In Italy, “we are lucky” if 10 to 15 percent of Catholics go to Mass on any given Sunday, and in Russia, the number of practicing Orthodox is three to five percent, Caprio said.
Acknowledging a margin of error, Caprio argued, that taken at face value, 20 million Ukrainian Orthodox are “worth more than 80 million Russian Orthodox, who are religious on paper, more for political reasons than actual faith.”
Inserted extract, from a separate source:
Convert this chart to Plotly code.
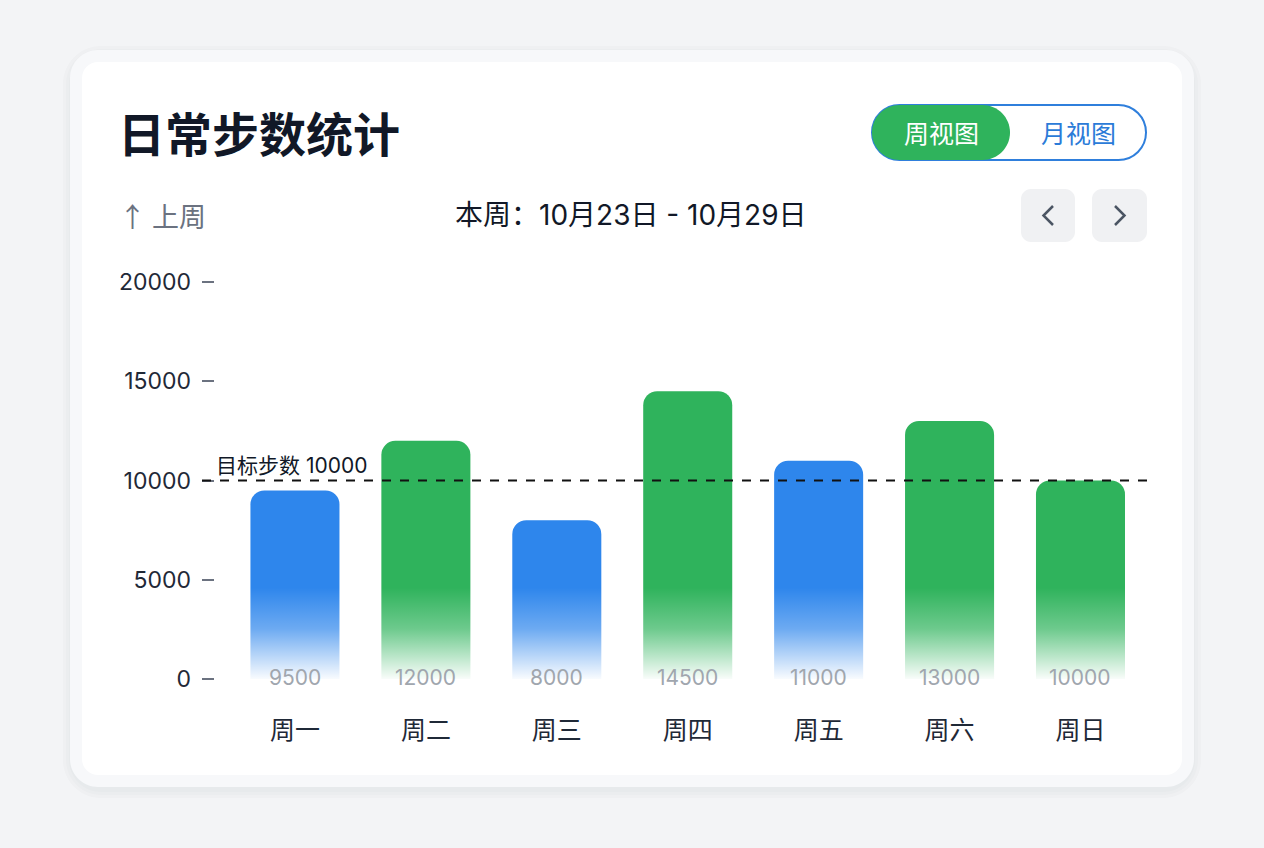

In fact, he said, there is an argument to be made that Russia will lose the “majority” within Orthodoxy if the Orthodox Christians of Ukrainian origin – including the “great proportion of priests in Russia” – left the Moscow Patriarchate.
The Kirill question
According to Caprio, the Russian patriarch made his displeasure with the invasion of Ukraine known when he took 10 days to actually speak about the war after it began on Feb. 24. Recalling a conversation he had when Kirill was a metropolitan in 2000, during an ecumenical youth gathering held in Kyiv, the Italian priest said the Russian prelate had asked the Catholic Church’s help to “fend off” radical Russian Orthodox, who aligned themselves with the Soviet idea of Russia taking over the world.
Caprio said it was pressure from Putin and the more extremist wing of the church he leads that eventually pushed Kirill to publish a document justifying the war as an attempt to fend off western values not aligned with Russian values and culture, such as homosexuality.
“Kirill cannot openly oppose the war because he knows he would be killed,” Caprio said.